Я даже предложил им радикальное решение, позволявшее избавиться от разряда.
– Если вас только это и волнует, поставьте параллельно переключателю конденсатор, и никаких разрядов не будет.
Однако и эта идея им по какой-то причине ко двору не пришлась.
В общем, я испытал настоящее разочарование. Передо мной были ребята, появившиеся на свет только для того, чтобы получше истолковывать Талмуд! Вы только представьте! Во время, подобное нашему, эти ребята учились ради того, чтобы стать членами общества и что-то в нем делать – исполнять работу раввинов, – а наука интересовала их лишь постольку, поскольку некоторые новые явления отчасти мешали им решать их древние, провинциальные, средневековые проблемы.

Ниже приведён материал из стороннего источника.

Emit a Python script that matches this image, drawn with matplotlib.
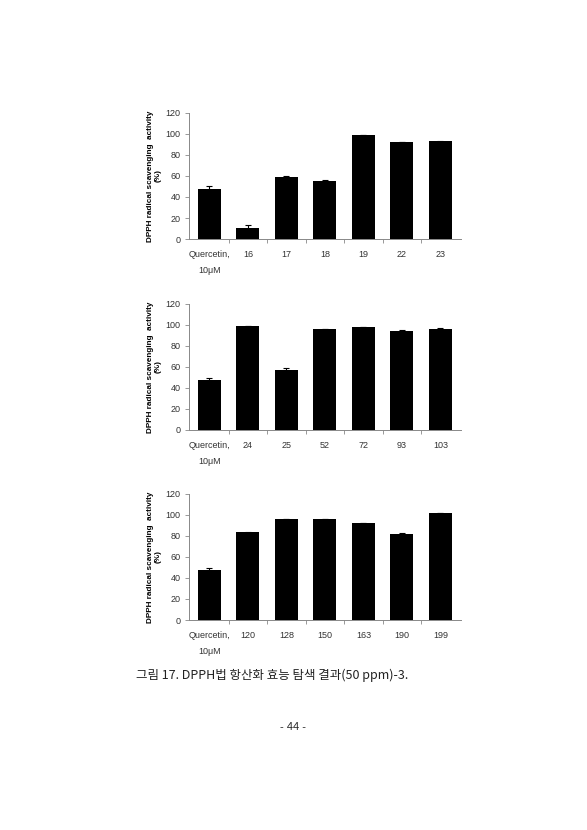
import matplotlib.pyplot as plt

plt.rcParams['font.family'] = ['Liberation Sans', 'DejaVu Sans', 'Noto Sans CJK KR']

labels1 = ["Quercetin,\n10μM", "16", "17", "18", "19", "22", "23"]
values1 = [47.5, 10.5, 59, 55, 98.5, 92, 93]
errors1 = [2.5, 2.5, 0.5, 1.5, 0, 0, 0.5]

labels2 = ["Quercetin,\n10μM", "24", "25", "52", "72", "93", "103"]
values2 = [47.5, 98.5, 57, 96, 98, 94.5, 96]
errors2 = [2, 0, 1.5, 0, 0, 0.5, 0.5]

labels3 = ["Quercetin,\n10μM", "120", "128", "150", "163", "190", "199"]
values3 = [47.5, 83.5, 96, 96, 92.5, 82, 102]
errors3 = [2, 0.5, 0, 0, 0, 0.5, 0]

caption = "그림 17. DPPH법 항산화 효능 탐색 결과(50 ppm)-3."
page_no = "- 44 -"

fig = plt.figure(figsize=(5.87, 8.30), dpi=100)

panels = [
    (labels1, values1, errors1, 0.712),
    (labels2, values2, errors2, 0.482),
    (labels3, values3, errors3, 0.253),
]

for labels, values, errors, bottom in panels:
    ax = fig.add_axes([0.322, bottom, 0.463, 0.152])
    n = len(values)
    x = range(n)
    ax.bar(x, values, width=0.6, color="black")
    ax.errorbar(x, values, yerr=errors, fmt="none", ecolor="black",
                elinewidth=0.8, capsize=2, capthick=0.8)
    ax.set_xlim(-0.53, n - 0.47)
    ax.set_ylim(0, 120)
    ax.set_yticks(range(0, 121, 20))
    ax.set_xticks(list(x))
    # single-line labels get an empty second line so they sit on line one
    shown = [t if "\n" in t else t + "\n " for t in labels]
    ax.set_xticklabels(shown, fontsize=6.5, color="#333333", linespacing=1.95,
                       va="top")
    ax.set_xticks([i + 0.5 for i in range(n - 1)], minor=True)
    ax.tick_params(axis="x", which="major", length=0, pad=8)
    ax.tick_params(axis="x", which="minor", length=3, width=0.6,
                   color="#888888")
    ax.tick_params(axis="y", labelsize=6.5, labelcolor="#333333",
                   length=3, width=0.6, color="#888888", pad=3)
    for side in ["top", "right"]:
        ax.spines[side].set_visible(False)
    for side in ["left", "bottom"]:
        ax.spines[side].set_color("#888888")
        ax.spines[side].set_linewidth(0.7)
    ax.set_ylabel("DPPH radical scavenging  activity\n(%)", fontsize=5.9,
                  fontweight="bold", labelpad=3, linespacing=1.15)

fig.text(0.232, 0.186, caption, fontsize=9, family=["Noto Sans CJK KR"],
         color="#222222", va="center")
fig.text(0.5, 0.124, page_no, fontsize=8, ha="center", va="center",
         color="#222222")

fig.savefig("out.png", dpi=100, facecolor="white")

В то время случилось и еще кое-что интересное, заслуживающее упоминания здесь. Один из вопросов, который я довольно долго обсуждал с будущими раввинами, был таким: почему в мире науки, в теоретической физике, к примеру, процентное содержание евреев намного выше, чем их процентное содержание в полном населении страны? Студенты той семинарии считали, что это объясняется давним уважением евреев к учености: евреи почитают своих раввинов, которые, по сути дела, являются учителями, почитают образованность. Эта традиция передавалась в еврейских семьях из поколения в поколение, так что к мальчику, который был превосходным учеником, относились так же хорошо – если не лучше, – как к тому, который оказывался превосходным футболистом.
И в тот же вечер я получил доказательство справедливости этого мнения. Один из студентов пригласил меня к себе домой и познакомил со своей только что возвратившейся из Вашингтона матушкой. Услышав, кто я такой, она восторженно хлопнула в ладоши и воскликнула:
– О! Какой замечательный выдался день. Сегодня я познакомилась и с генералом, и с профессором.
И я подумал о том, что далеко не многие люди считают знакомство с профессором событием столь же значительным и приятным, как знакомство с генералом. И значит, определенная доля истины в том, что мне сказали студенты, присутствует.